Paige will graduate with her associate’s degree in education this month and plans to attend Whitworth University in Spokane, Wash., and study elementary education. She found her passion for teaching while volunteering with elementary kids.
“The secret to success at this school is the staff and culture,” Paige said.
Joseph Benson is the valedictorian and wants to be a mechanical engineer and build robots. He will attend Gonzaga University after graduating high school with an associate’s degree.
“High school has been a great experience for me,” Joseph said.
Jessica Millard wants to create a rocket company like SpaceX in the future. She will graduate with an associate’s degree and attend Embry-Riddle Aeronautical University and plans to study Aeronautical Engineering.
“The best decision I made was attending this school and looking to advance in STEM,”Jessica said.
Courtland Nutt landed a $6,250 scholarship and will attend North Idaho College to study history. He is expected to graduate with an associate’s degree next year and plans to transfer to a university.

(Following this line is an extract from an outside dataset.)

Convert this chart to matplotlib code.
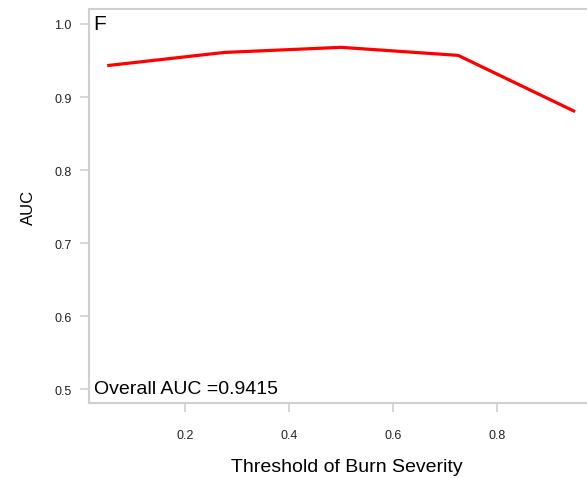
import matplotlib
matplotlib.use("Agg")
import matplotlib.pyplot as plt

# AUC at each burn-severity threshold
thresholds = [0.05, 0.275, 0.5, 0.725, 0.95]
auc_values = [0.943, 0.961, 0.968, 0.957, 0.880]
overall_auc = 0.9415

x_ticks = [0.2, 0.4, 0.6, 0.8]
y_ticks = [0.5, 0.6, 0.7, 0.8, 0.9, 1.0]

GRAY = "#cfcfcf"

plt.rcParams["font.family"] = ["Liberation Sans", "DejaVu Sans"]

fig = plt.figure(figsize=(5.87, 4.85), dpi=100)
W, H = 587, 485
ax = fig.add_axes([89 / W, (H - 404) / H, 1 - 89 / W, (404 - 10) / H])

ax.plot(thresholds, auc_values, color="#ff0000", linewidth=2.3,
        solid_capstyle="butt", solid_joinstyle="round")

ax.set_xlim(0.015, 0.973)
ax.set_ylim(0.481, 1.0205)
ax.set_xticks(x_ticks)
ax.set_xticklabels([f"{t:.1f}" for t in x_ticks])
ax.set_yticks(y_ticks)
ax.set_yticklabels([f"{t:.1f}" for t in y_ticks])

for side in ("left", "bottom", "top"):
    ax.spines[side].set_color(GRAY)
    ax.spines[side].set_linewidth(1.5)
ax.spines["right"].set_visible(False)

ax.tick_params(axis="both", colors=GRAY, labelcolor="#222222",
               length=6.5, width=1.2, labelsize=9)
ax.tick_params(axis="x", pad=12)
ax.tick_params(axis="y", pad=6)

ax.text(0.008, 0.987, "F", transform=ax.transAxes, ha="left", va="top",
        fontsize=15, color="black")
ax.text(0.01, 0.015, f"Overall AUC ={overall_auc}", transform=ax.transAxes,
        ha="left", va="bottom", fontsize=14, color="black")

ax.set_xlabel("Threshold of Burn Severity", fontsize=14)
ax.set_ylabel("AUC", fontsize=12)
ax.xaxis.set_label_coords((347 - 89) / (W - 89), -(468 - 404) / 394)
ax.yaxis.set_label_coords(-(89 - 28) / (W - 89), 0.5)
ax.xaxis.label.set_va("center")
ax.yaxis.label.set_va("center")

fig.savefig("out.png", dpi=100)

“I chose what to make out of my high school experience and that was having a good attitude,” Courtland said.
Joseph Broder wants to be the next Mark Zuckerberg and work as a software engineer. He was accepted to six colleges from across the country and will attend University of California at Berkeley to study computer science.
“I learned if you work hard it will pay off at the end,” Joseph said. “School was challenging, but rewarding.”
Shay Carlock will complete the Fire Cadet program with the Coeur d’Alene Fire Department this month and graduate with an associate’s degree in emergency services and community paramedics. She will attend Idaho State University with the goal of becoming a paramedic and pursuing emergency services in college.
Ashton Portrey will attend North Idaho College with a $6,220 scholarship. He completed his general education requirements while in high school for the computer Information Technology program. He plans to gain technology work experience while attending school.
The seven seniors will be the first to earn an Idaho STEM diploma. The new diploma, approved by the 2018 Legislature, requires students to complete eight credits in math and eight credits in science (students must take six credits in each discipline in order to graduate) plus an additional five credits in the STEM fields. All future graduates will earn a STEM diploma from the school.
“This is a bittersweet time for us,” Thomson said. “These students have been part of our life for the last six years.”
Thomson and his wife, Colleen, longtime Lakeland School District teachers, opened the charter school in 2012. The school added grade nine in 2014, and added another grade each consecutive year.